I was looking at Judea Pearl’s book on Bayesian networks, Probabilistic Reasoning in Intelligent Systems, on Amazon today, and ran into an interesting demonstration of why NLP is so difficult. I’m including the full quote below, because it may be interesting for those interested in language processing to think about how they might fix the fluke.
Recently I needed to learn the principles of Bayesian networks quickly, so I bought three books: this one by Pearl, “Pattern Recognition and Machine Learning” by Bishop, and “Bayesian Artificial Intelligence” by Korb and Nicholson. Each has a very different audience and different set of strengths.
The Bishop book would probably be a great text for a serious student with a year to spend learning the theory of machine learning. But I found it a bit too concise, with a bias towards an “algebraic” description rather than a “geometric” one (my preference). I wound up spending a lot of time trying to translate equations into mental pictures in order to grasp the concepts. Too much work, so I dropped this after a couple of days.
Next I tackled the Korb and Nicholson book. This one’s aimed at the application engineer who wants to get a network up and running quickly, and is not too concerned about how it works. I’ve been in that position many times in my career, and have always welcomed books like this for giving me a quick start into a new field. But this time I needed to really understand how Bayesian networks worked, and for this the Korb and Nicholson book is not great. In the first 9 pages of chapter 3 they try to explain the belief propagation algorithm, but their hearts just weren’t it in–I found their explanation to be unintelligible. (I suspect most readers just skim this to get to the applications.) So after several days of struggling and getting nowhere, I tossed this aside as well.

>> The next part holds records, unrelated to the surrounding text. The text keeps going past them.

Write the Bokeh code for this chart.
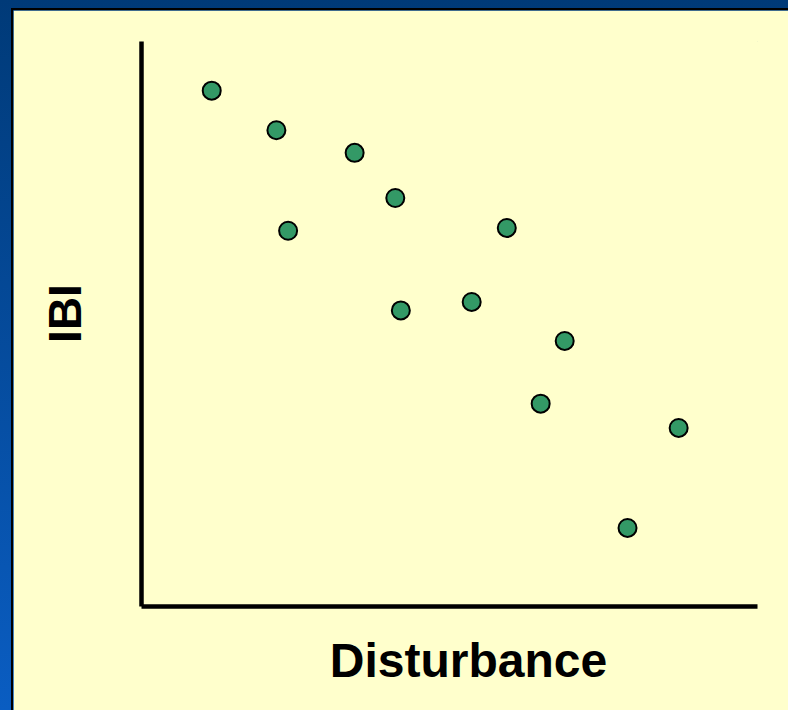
import math
from bokeh.plotting import figure
from bokeh.embed import file_html
from bokeh.resources import INLINE
from bokeh.models import FixedTicker, Label, GlobalInlineStyleSheet

# Data (arbitrary units, no ticks in the original chart)
disturbance = [11.4, 21.9, 23.8, 34.6, 41.2, 42.1, 53.6, 59.3, 68.7, 64.8, 87.2, 78.9]
ibi = [91.3, 84.3, 66.5, 80.3, 72.3, 52.4, 53.9, 67.0, 47.0, 35.9, 31.6, 13.9]
x_label = "Disturbance"
y_label = "IBI"

BG = "#FFFFCC"
FONT = "Liberation Sans"

page_css = GlobalInlineStyleSheet(css="""
html, body { overflow: hidden; }
html { background: linear-gradient(180deg, #003a78 0%, #0a5dc2 100%); }
body { margin: 8px 0 0 11px; border-top: 2px solid #000; border-left: 2px solid #000; background: transparent; }
""")

p = figure(width=775, height=700, x_range=(0, 100), y_range=(0, 100),
           output_backend="svg", toolbar_location=None,
           min_border_left=128, min_border_right=31,
           min_border_top=31, min_border_bottom=104)
p.stylesheets = [page_css]

p.background_fill_color = BG
p.border_fill_color = BG
p.outline_line_color = BG
p.outline_line_width = 1
p.grid.visible = False

for ax in (p.xaxis, p.yaxis):
    ax.ticker = FixedTicker(ticks=[])
    ax.major_tick_out = 0
    ax.major_tick_in = 0
    ax.minor_tick_out = 0
    ax.minor_tick_in = 0
    ax.major_label_text_font_size = "0px"
    ax.major_label_standoff = 0
    ax.axis_line_width = 4.5
    ax.axis_line_color = "black"

# Axis titles placed in the side panels (not clipped to the frame)
p.add_layout(Label(x=327, y=-1, x_units="screen", y_units="screen",
                   text=x_label, text_font=FONT, text_font_style="bold",
                   text_font_size="48px", text_color="black",
                   text_align="center", text_baseline="alphabetic"), "below")
p.add_layout(Label(x=-25, y=293, x_units="screen", y_units="screen",
                   angle=math.pi / 2,
                   text=y_label, text_font=FONT, text_font_style="bold",
                   text_font_size="46px", text_color="black",
                   text_align="center", text_baseline="alphabetic"), "left")

p.scatter(disturbance, ibi, size=18, fill_color="#339966",
          line_color="black", line_width=2)

open("out.html", "w").write(file_html(p, INLINE))
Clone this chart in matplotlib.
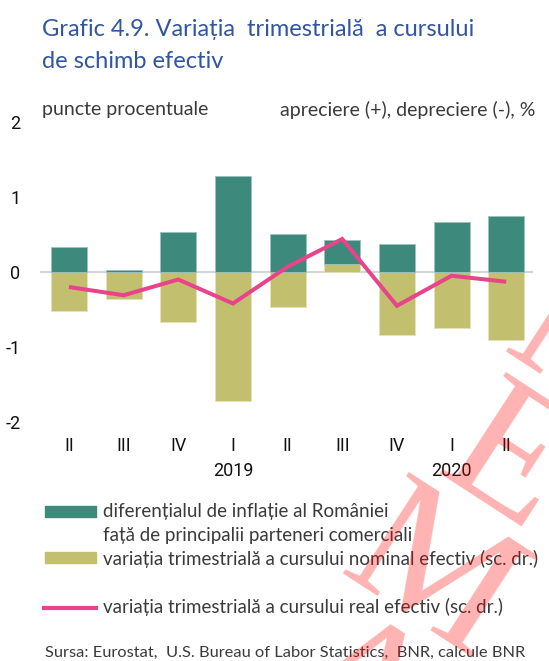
import matplotlib
matplotlib.use("Agg")
import matplotlib.pyplot as plt
from matplotlib.lines import Line2D

W, H = 549, 661
DPI = 100

quarters = ["II", "III", "IV", "I", "II", "III", "IV", "I", "II"]
years = {3: "2019", 7: "2020"}
inflation_diff = [0.33, 0.03, 0.54, 1.28, 0.51, 0.32, 0.38, 0.67, 0.75]
nominal_eff = [-0.52, -0.36, -0.66, -1.72, -0.47, 0.11, -0.84, -0.74, -0.90]
real_eff = [-0.20, -0.31, -0.10, -0.42, 0.07, 0.44, -0.45, -0.05, -0.13]
yticks = [-2, -1, 0, 1, 2]

GREEN = "#3d897c"
OLIVE = "#c2c06f"
PINK = "#e8438b"
BLUE = "#2f55a4"
GREY_TXT = "#3a3a3a"

narrow = "Roboto"
body = "Lato"

fig = plt.figure(figsize=(W / DPI, H / DPI), dpi=DPI)


def fx(x):
    return x / W


def fy(y):
    return 1 - y / H


# plot area in pixel coordinates
left, right, top, bottom = 40, 533, 122, 422
ax = fig.add_axes([fx(left), fy(bottom), (right - left) / W, (bottom - top) / H])
ax.set_xlim(-0.53, 8.49)
ax.set_ylim(-2, 2)
for s in ax.spines.values():
    s.set_visible(False)

x = list(range(len(quarters)))
# stacked components: negative parts go below zero, positive stack upward
nom_pos = [v if v > 0 else 0 for v in nominal_eff]
nom_neg = [v if v < 0 else 0 for v in nominal_eff]
bw = 0.66
ax.bar(x, nom_neg, width=bw, color=OLIVE, edgecolor="#e3e2b8", linewidth=0.6, zorder=2)
ax.bar(x, nom_pos, width=bw, color=OLIVE, edgecolor="#e3e2b8", linewidth=0.6, zorder=2)
ax.bar(x, inflation_diff, width=bw, bottom=nom_pos, color=GREEN,
       edgecolor="#9cc3bb", linewidth=0.6, zorder=2)
ax.axhline(0, color="#d6d6d6", lw=1.6, zorder=1)
ax.plot(x, real_eff, color=PINK, lw=2.9, solid_capstyle="butt", solid_joinstyle="miter", zorder=3)

ax.set_yticks(yticks)
ax.set_yticklabels([str(t) for t in yticks], fontfamily=narrow, fontsize=13, color="#111111")
ax.tick_params(axis="y", length=0, pad=14)
ax.set_xticks(x)
ax.set_xticklabels(quarters, fontfamily=narrow, fontsize=13, color="#111111")
ax.tick_params(axis="x", length=0, pad=11)
for i, yr in years.items():
    ax.text(i, -2 - 49 / 75, yr, ha="center", va="center",
            fontfamily=narrow, fontsize=13, color="#111111")

# titles
fig.text(fx(42), fy(30), "Grafic 4.9. Variația  trimestrială  a cursului", color=BLUE,
         fontsize=17, fontfamily=body, va="center", ha="left")
fig.text(fx(42), fy(62), "de schimb efectiv", color=BLUE,
         fontsize=17, fontfamily=body, va="center", ha="left")
fig.text(fx(42), fy(110), "puncte procentuale", color=GREY_TXT,
         fontsize=14, fontfamily=body, va="center", ha="left")
fig.text(fx(535), fy(110), "apreciere (+), depreciere (-), %", color=GREY_TXT,
         fontsize=14, fontfamily=body, va="center", ha="right")

# legend
fig.patches.append(plt.Rectangle((fx(45), fy(517)), 51 / W, 11 / H, transform=fig.transFigure,
                                 color=GREEN, figure=fig))
fig.patches.append(plt.Rectangle((fx(45), fy(563)), 51 / W, 11 / H, transform=fig.transFigure,
                                 color=OLIVE, figure=fig))
fig.lines.append(Line2D([fx(44), fx(96)], [fy(608), fy(608)], transform=fig.transFigure,
                        color=PINK, lw=3, figure=fig))
leg_kw = dict(color=GREY_TXT, fontsize=13.5, fontfamily=body, va="center", ha="left")
fig.text(fx(103), fy(512), "diferențialul de inflație al României", **leg_kw)
fig.text(fx(103), fy(536), "față de principalii parteneri comerciali", **leg_kw)
fig.text(fx(103), fy(559), "variația trimestrială a cursului nominal efectiv (sc. dr.)", **leg_kw)
fig.text(fx(103), fy(607), "variația trimestrială a cursului real efectiv (sc. dr.)", **leg_kw)
fig.text(fx(45), fy(653), "Sursa: Eurostat,  U.S. Bureau of Labor Statistics,  BNR, calcule BNR",
         color=GREY_TXT, fontsize=11.75, fontfamily=body, va="center", ha="left")

# stamp letters stacked along the right margin
stamp_kw = dict(color="red", alpha=0.3, fontsize=133, fontfamily="Liberation Serif",
                rotation=-33, rotation_mode="anchor", ha="center", va="center", zorder=10)
for letter, (px, py) in [("N", (580, 350)), ("E", (505, 466)), ("M", (430, 580)), ("A", (355, 695))]:
    fig.text(fx(px), fy(py), letter, **stamp_kw)

fig.savefig("out.png", dpi=DPI)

The Pearl book was the only left; I put it off to last since I was initially somewhat intimidated by it. After all, this is one of the books that kicked off the “Bayesian revolution,” so I was fearing a foundational math book consisting of one dry theorem after another. Not so! Although you have to read 174 pages to get through the belief propagation algorithm for trees, this took far less time than reading the first 62 pages of Korb and Nicholson, which cover roughly the same ground. The reason: Pearl is a gifted teacher and writer. His explanations are a series of baby steps, leaving nothing out, never assuming the reader will make “obvious” inferences, and supplying motivation every step of the way. Although he doesn’t have a lot of figures in the book, the ones he does have are excellent, and by the time I hit page 175, I had a clear picture in my head of not just how it all worked, but why it worked. In fact, after just two days of reading, I was able to implement the belief propagation algorithm in software in an afternoon (I tested the software with examples from the Korb and Nicholson book, so that book was ultimately useful). Pearl made the subject seem almost obvious. If you are looking for a book to help you get canned Bayesian software up and running for an application quickly, this is not it. But if you want to really understand how these things work, and don’t have a lot of time available, I cannot imagine a better book than this.
Amazon has a very cool feature under the “Customer Reviews” section of product pages that displays quotes from reviews that people found to be generally useful. The review can be both positive and negative, and its usefulness is determined by the number of people that click on “Yes” when asked “Was this review useful to you?” The interesting part is that they extract quotes that they believe to sum up or characterize the overall message of the review. In the particular review above, the following snippet was extracted and displayed at the top of the customer reviews section:
So after several days of struggling and getting nowhere, I tossed this aside as well.
If you find this sentence in the review (final sentence of the third paragraph), you’ll see that the customer was actually talking about another book he had bought to learn the same subject! When I saw this snippet, I was shocked to see that someone had had such a negative experience with this book—I’ve heard from many people that it’s incredibly lucid. I pulled up the full review, and was tickled to see that an intelligent system had made a mistake when summarizing user reviews on a book about intelligent systems.
My first thought was that anaphora resolution would be the way to prevent this type of mistake. After reading the paragraph, though, I think it would be tricky for an automatic system to resolve this reference. The preceding constituent is fairly far back in the text. I’ve never worked on this problem, but I imagine it’s fairly difficult to resolve a reference when it spans more than a few sentences.